Я был самым младшим и, лишившись бабушки, должен бы стать самым беззащитным. Но вышло не так: я был мальчик, и у меня оказались ресурсы, которых были лишены сестры. У отца с годами росло пристрастие к рыбной ловле, занятию мирному и спокойному. Я легко поспевал всюду за ним, с банкой первосортных червей, которых сам же в изобилии нарывал, с сачком на случай подхватывания отцом более крупной рыбины, и с «куканом» для добычи. А потом, радуя родительское сердце, научился удить и сам.
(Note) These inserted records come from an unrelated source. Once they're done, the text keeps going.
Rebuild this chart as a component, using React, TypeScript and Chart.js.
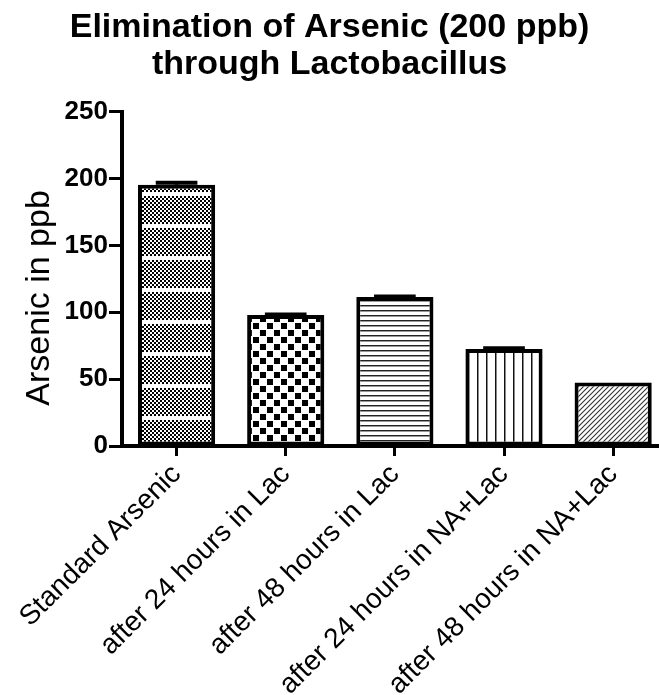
import React, { useEffect, useRef } from 'react';
import { Chart, registerables } from 'chart.js';

Chart.register(...registerables);

const categories = [
  'Standard Arsenic',
  'after 24 hours in Lac',
  'after 48 hours in Lac',
  'after 24 hours in NA+Lac',
  'after 48 hours in NA+Lac',
];
const meanValues = [195.5, 98, 111.5, 72.5, 47.5];
const errorValues = [1.5, 0.4, 0.4, 0.7, 0];
const yTicks = [0, 50, 100, 150, 200, 250];
const titleLines = ['Elimination of Arsenic (200 ppb)', 'through Lactobacillus'];
const yAxisTitle = 'Arsenic in ppb';
const patternKinds = ['fineChecker', 'coarseChecker', 'hLines', 'vLines', 'diagonal'];

const FONT = '"Liberation Sans", Arial, Helvetica, sans-serif';

function makePattern(kind: string): CanvasPattern | string {
  const c = document.createElement('canvas');
  const ctx = c.getContext('2d');
  if (!ctx) return '#fff';
  if (kind === 'fineChecker') {
    c.width = 4; c.height = 32;
    ctx.fillStyle = '#fff'; ctx.fillRect(0, 0, 4, 32);
    ctx.fillStyle = '#000';
    for (let y = 4; y < 32; y += 2) {
      const off = (y / 2) % 2 === 0 ? 0 : 2;
      ctx.fillRect(off, y, 2, 2);
    }
  } else if (kind === 'coarseChecker') {
    c.width = 14; c.height = 14;
    ctx.fillStyle = '#fff'; ctx.fillRect(0, 0, 14, 14);
    ctx.fillStyle = '#000';
    ctx.fillRect(1, 1, 6, 6);
    ctx.fillRect(8, 8, 6, 6);
  } else if (kind === 'hLines') {
    c.width = 5; c.height = 5;
    ctx.fillStyle = '#fff'; ctx.fillRect(0, 0, 5, 5);
    ctx.fillStyle = '#222'; ctx.fillRect(0, 0, 5, 1);
    ctx.fillStyle = '#999'; ctx.fillRect(0, 1, 5, 1);
  } else if (kind === 'vLines') {
    c.width = 9; c.height = 9;
    ctx.fillStyle = '#fff'; ctx.fillRect(0, 0, 9, 9);
    ctx.fillStyle = '#111'; ctx.fillRect(0, 0, 1, 9);
    ctx.fillStyle = '#888'; ctx.fillRect(1, 0, 1, 9);
  } else {
    c.width = 5; c.height = 5;
    ctx.fillStyle = '#fff'; ctx.fillRect(0, 0, 5, 5);
    ctx.strokeStyle = '#333'; ctx.lineWidth = 1.1;
    ctx.beginPath();
    ctx.moveTo(-1, 6); ctx.lineTo(6, -1);
    ctx.moveTo(-1, 1); ctx.lineTo(1, -1);
    ctx.moveTo(4, 6); ctx.lineTo(6, 4);
    ctx.stroke();
  }
  return ctx.createPattern(c, 'repeat') || '#fff';
}

const errorBarPlugin = {
  id: 'errorBars',
  afterDatasetsDraw(chart: any) {
    const meta = chart.getDatasetMeta(0);
    const yScale = chart.scales.y;
    const ctx = chart.ctx;
    ctx.save();
    ctx.strokeStyle = '#000';
    ctx.lineWidth = 4;
    meta.data.forEach((bar: any, i: number) => {
      const e = errorValues[i];
      if (!e) return;
      const top = yScale.getPixelForValue(meanValues[i] + e);
      const half = bar.width * 0.27;
      ctx.beginPath();
      ctx.moveTo(bar.x, bar.y);
      ctx.lineTo(bar.x, top);
      ctx.stroke();
      ctx.beginPath();
      ctx.moveTo(bar.x - half, top);
      ctx.lineTo(bar.x + half, top);
      ctx.stroke();
    });
    ctx.restore();
  },
};

const yTitlePlugin = {
  id: 'yTitle',
  afterDraw(chart: any) {
    const { ctx, chartArea } = chart;
    ctx.save();
    ctx.translate(40, (chartArea.top + chartArea.bottom) / 2 + 19);
    ctx.rotate(-Math.PI / 2);
    ctx.font = `34px ${FONT}`;
    ctx.fillStyle = '#000';
    ctx.textAlign = 'center';
    ctx.textBaseline = 'middle';
    ctx.fillText(yAxisTitle, 0, 0);
    ctx.restore();
  },
};

export default function App() {
  const ref = useRef<HTMLCanvasElement | null>(null);

  useEffect(() => {
    document.body.style.margin = '0';
    const canvas = ref.current;
    if (!canvas) return;
    const chart = new Chart(canvas, {
      type: 'bar',
      data: {
        datasets: [
          {
            data: meanValues.map((v, i) => ({ x: i, y: v })),
            backgroundColor: patternKinds.map((k) => makePattern(k)) as any,
            borderColor: '#000',
            borderWidth: 4,
            borderSkipped: false,
            barPercentage: 0.707,
            categoryPercentage: 1,
          },
        ],
      },
      options: {
        responsive: false,
        animation: false,
        events: [],
        layout: { padding: 0 },
        plugins: {
          legend: { display: false },
          tooltip: { enabled: false },
          title: {
            display: true,
            text: titleLines,
            color: '#000',
            font: { family: FONT, size: 34, weight: 'bold', lineHeight: 1.1 },
            padding: { top: 9, bottom: 28 },
          },
        },
        scales: {
          x: {
            type: 'linear',
            offset: false,
            min: -0.5,
            max: 4.42,
            afterBuildTicks: (axis: any) => {
              axis.ticks = categories.map((_, i) => ({ value: i }));
            },
            afterFit: (axis: any) => {
              axis.height = 249;
            },
            grid: {
              offset: false,
              drawOnChartArea: false,
              drawTicks: true,
              tickLength: 10,
              tickWidth: 3,
              tickColor: '#000',
            },
            border: { display: true, color: '#000', width: 4 },
            ticks: {
              autoSkip: false,
              maxRotation: 45,
              minRotation: 45,
              color: '#000',
              padding: 2,
              font: { family: FONT, size: 28 },
              callback: (v: any) => categories[Math.round(Number(v))] ?? '',
            },
          },
          y: {
            min: 0,
            max: 250,
            afterBuildTicks: (axis: any) => {
              axis.ticks = yTicks.map((v) => ({ value: v }));
            },
            afterFit: (axis: any) => {
              axis.width = 122;
            },
            grid: {
              drawOnChartArea: false,
              drawTicks: true,
              tickLength: 13,
              tickWidth: 3,
              tickColor: '#000',
            },
            border: { display: true, color: '#000', width: 4 },
            ticks: {
              color: '#000',
              padding: 1,
              font: { family: FONT, size: 26, weight: 'bold' },
            },
          },
        },
      },
      plugins: [errorBarPlugin, yTitlePlugin],
    } as any);
    return () => chart.destroy();
  }, []);

  return (
    <canvas
      ref={ref}
      width={659}
      height={695}
      style={{ display: 'block', width: 659, height: 695 }}
    />
  );
}
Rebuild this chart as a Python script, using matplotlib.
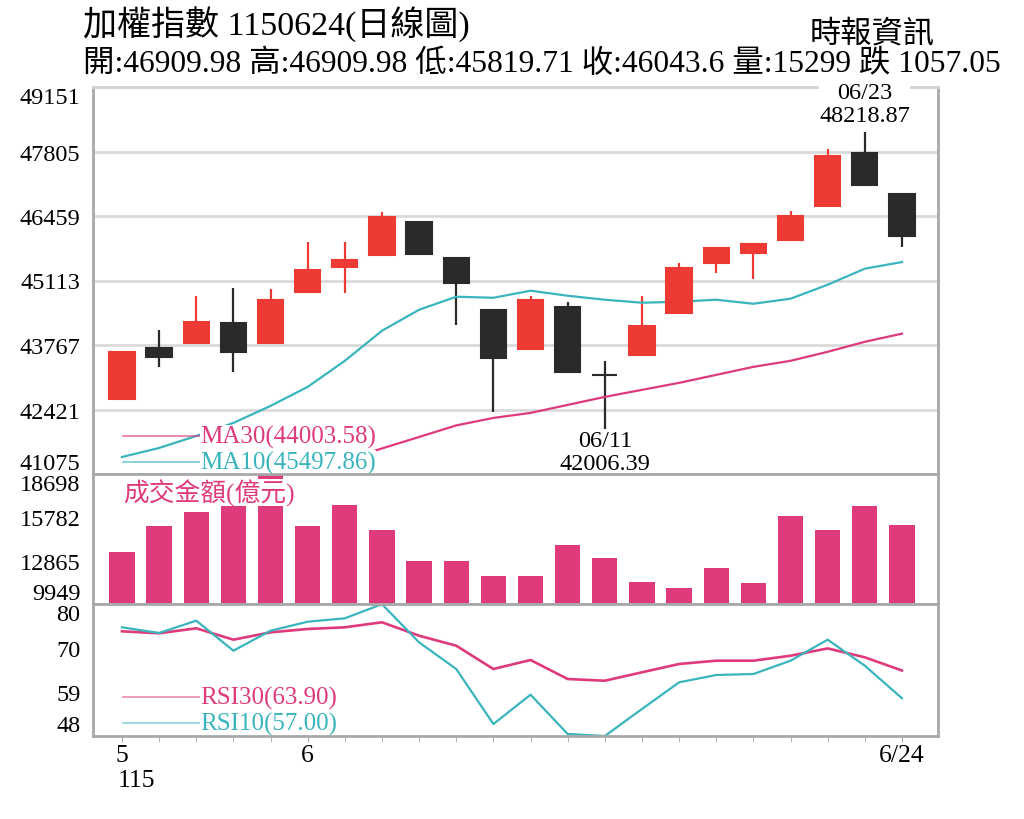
import matplotlib.pyplot as plt
import numpy as np

plt.rcParams['font.family'] = ['Liberation Serif', 'Noto Sans CJK TC']

# daily candles, 5/22 .. 6/24 (ROC year 115)
opens = [42649, 43708, 43819, 44216, 43807, 44864, 45387, 45646, 46342, 45589, 44496,
         43681, 44559, 43150, 43562, 44434, 45479, 45679, 45959, 46676, 47778, 46909.98]
highs = [43625, 44085, 44795, 44948, 44935, 45918, 45918, 46536, 46342, 45589, 44496,
         44781, 44655, 43437, 44781, 45479, 45792, 45876, 46557, 47847, 48218.87, 46909.98]
lows = [42649, 43311, 43819, 43207, 43807, 44864, 44852, 45646, 45673, 44183, 42365,
        43681, 43213, 42006.39, 43562, 44434, 45270, 45144, 45959, 46676, 47094, 45819.71]
closes = [43625, 43514, 44246, 43625, 44712, 45332, 45541, 46446, 45673, 45061, 43493,
          44697, 43213, 43140, 44154, 45374, 45792, 45876, 46453, 47721, 47100.65, 46043.6]

ma10 = [41430, 41618, 41869, 42141, 42496, 42893, 43437, 44064, 44503, 44774, 44753,
        44900, 44795, 44712, 44649, 44670, 44712, 44628, 44733, 45025, 45360, 45497.86]
ma30 = [39925, 40176, 40406, 40657, 40887, 41138, 41368, 41608, 41848, 42089, 42245,
        42350, 42517, 42684, 42831, 42977, 43144, 43311, 43437, 43625, 43834, 44003.58]

volume = [13469, 15219, 16120, 16565, 18698, 15219, 16632, 14929, 12843, 12843, 11854,
          11854, 13920, 13065, 11450, 11026, 12352, 11362, 15851, 14929, 16565, 15299]

rsi30 = [73.65, 73.16, 74.4, 71.57, 73.4, 74.23, 74.65, 75.9, 72.56, 70.07, 64.27,
         66.51, 61.78, 61.36, 63.45, 65.52, 66.34, 66.34, 67.58, 69.4, 67.18, 63.90]
rsi10 = [74.65, 73.23, 76.3, 68.83, 73.8, 76.04, 76.89, 80.4, 70.9, 64.27, 50.58,
         57.88, 48.1, 47.6, 54.32, 60.96, 62.78, 63.03, 66.34, 71.57, 65.09, 57.00]

price_ticks = [41075, 42421, 43767, 45113, 46459, 47805, 49151]
vol_ticks = [9949, 12865, 15782, 18698]
rsi_ticks = [47.6, 58.55, 69.5, 80.45]
rsi_labels = ['48', '59', '70', '80']

x = np.arange(len(opens))
up_color = '#ee3a35'
down_color = '#2a2a2a'
pink = '#df3a7c'
teal = '#3ab5be'
spine_gray = '#a8a8a8'

fig = plt.figure(figsize=(10.24, 8.2), dpi=100)
L, W = 93 / 1024, 845 / 1024
ax1 = fig.add_axes([L, 1 - 475 / 820, W, 387 / 820])
ax2 = fig.add_axes([L, 1 - 605 / 820, W, 130 / 820], sharex=ax1)
ax3 = fig.add_axes([L, 1 - 737 / 820, W, 132 / 820], sharex=ax1)

for ax in (ax1, ax2, ax3):
    for s in ax.spines.values():
        s.set_color(spine_gray)
        s.set_linewidth(2)
    ax.tick_params(axis='y', length=0, labelsize=17.5, pad=9)
    ax.tick_params(axis='x', bottom=False, labelbottom=False)
ax1.spines['top'].set_color('#d4d4d4')

# candles
colors = [up_color if c >= o else down_color for o, c in zip(opens, closes)]
colors[13] = down_color
ax1.vlines(x, lows, highs, colors=colors, linewidth=1.6, zorder=2)
bottoms = [min(o, c) for o, c in zip(opens, closes)]
heights = [abs(c - o) for o, c in zip(opens, closes)]
ax1.bar(x, heights, bottom=bottoms, width=0.68, color=colors, edgecolor=colors,
        linewidth=1.5, zorder=3)
ax1.plot(x, ma10, color=teal, lw=1.6, zorder=2)
ax1.plot(x, ma30, color=pink, lw=1.6, zorder=2)
ax1.set_xlim(-0.78, 21.97)
ax1.set_ylim(price_ticks[0], price_ticks[-1])
ax1.set_yticks(price_ticks)
ax1.set_yticklabels([str(t) for t in price_ticks])
ax1.yaxis.grid(True, color='#dadada', lw=2)
ax1.set_axisbelow(True)
ylab = ax1.get_yticklabels()
ylab[0].set_va('bottom')
ylab[-1].set_va('top')

box = dict(facecolor='white', edgecolor='none', pad=0)
ax1.text(20, 48218.87 + 110, '06/23\n48218.87', ha='center', va='bottom', fontsize=17.5,
         linespacing=1.12, bbox=box, zorder=5)
ax1.text(13, 42006.39 - 20, '06/11\n42006.39', ha='center', va='top', fontsize=17.5,
         linespacing=1.12, bbox=box, zorder=5, clip_on=False)

lx0, lx1 = (123 - 93) / 845, (200 - 93) / 845
for yy, name, col in [(0.098, 'MA30(44003.58)', pink), (0.031, 'MA10(45497.86)', teal)]:
    ax1.plot([lx0, lx1], [yy, yy], color=col, lw=1.2, alpha=0.7,
             transform=ax1.transAxes, zorder=4)
    ax1.text(lx1, yy, name, color=col, fontsize=18, va='center', ha='left',
             transform=ax1.transAxes, bbox=box, zorder=5)

# volume
ax2.bar(x, volume, width=0.68, color=pink, zorder=2)
ax2.set_ylim(vol_ticks[0], vol_ticks[-1])
ax2.set_yticks(vol_ticks)
ax2.set_yticklabels([str(t) for t in vol_ticks])
vlab = ax2.get_yticklabels()
vlab[0].set_va('bottom')
vlab[-1].set_va('top')
ax2.text(lx0, 0.86, '成交金額(億元)', color=pink, fontsize=18.5, va='center', ha='left',
         transform=ax2.transAxes, bbox=box, zorder=5)

# RSI
ax3.plot(x, rsi30, color=pink, lw=1.9, zorder=2)
ax3.plot(x, rsi10, color=teal, lw=1.6, zorder=2)
ax3.set_ylim(rsi_ticks[0], rsi_ticks[-1])
ax3.set_yticks(rsi_ticks)
ax3.set_yticklabels(rsi_labels)
rlab = ax3.get_yticklabels()
rlab[0].set_va('bottom')
rlab[-1].set_va('top')
for yy, name, col in [(0.295, 'RSI30(63.90)', pink), (0.098, 'RSI10(57.00)', teal)]:
    ax3.plot([lx0, lx1], [yy, yy], color=col, lw=1.2, alpha=0.6,
             transform=ax3.transAxes, zorder=4)
    ax3.text(lx1, yy, name, color=col, fontsize=18, va='center', ha='left',
             transform=ax3.transAxes, bbox=box, zorder=5)

ax3.set_xticks([0, 5, 21])
ax3.set_xticklabels(['5', '6', '6/24'])
ax3.set_xticks(x, minor=True)
ax3.tick_params(axis='x', which='major', bottom=True, labelbottom=True, length=4,
                color=spine_gray, labelsize=18.5, pad=2)
ax3.tick_params(axis='x', which='minor', bottom=True, length=4, color=spine_gray)
ax3.text(-0.12, -0.33, '115', fontsize=18.5, ha='left', va='center',
         transform=ax3.get_xaxis_transform())

# header
fig.text(83 / 1024, 1 - 25 / 820, '加權指數 1150624(日線圖)', fontsize=24.5, ha='left', va='center')
fig.text(935 / 1024, 1 - 35 / 820, '時報資訊', fontsize=22.5, ha='right', va='center')
fig.text(83 / 1024, 1 - 64 / 820,
         '開:46909.98 高:46909.98 低:45819.71 收:46043.6 量:15299 跌 1057.05',
         fontsize=22.7, ha='left', va='center')

fig.savefig('out.png', dpi=100, facecolor='white')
Общий быт нашего дома стал стабилизироваться на кое-каком, хотя и неустойчивом компромиссе. Делу сильно помогло то, что отцу подвернулось наследство: двухэтажный деревянный дом. И у нас создалась — как шутливо говорили мы уже более взрослыми — «двухпалатная система». Верхнюю палату образовали отец, мать и ее дети. Нижнюю — мы и часть прислуги, не входившая в кухню. Сходились мы вместе редко, почти что только для обеда, бывшего для нас натянутым и скучным ритуалом. Ужин для «нижней палаты» был введен отдельный, самый неприхотливый и всегда один и тот же — холодная гречневая каша с крынкою молока из погреба (у нас была собственная отличная дойная корова). «Верхняя палата» имела своих гостей: то была так называемая «местная интеллигенция», под которой разумелись — нотариус, адвокат, акцизный, два доктора, исправник, прокурор, а позже еще и земский начальник, чередовавшие заседания за ломберными столами с закуской и «промокательным». Мы ко всему этому относились «оппозиционно», особенно я к земскому начальнику — за то еще, что он женился на гимназистке, в которую я только что собирался было вообразить себя влюбленным — хотя самое это слово было для меня бледной книжной абстракцией.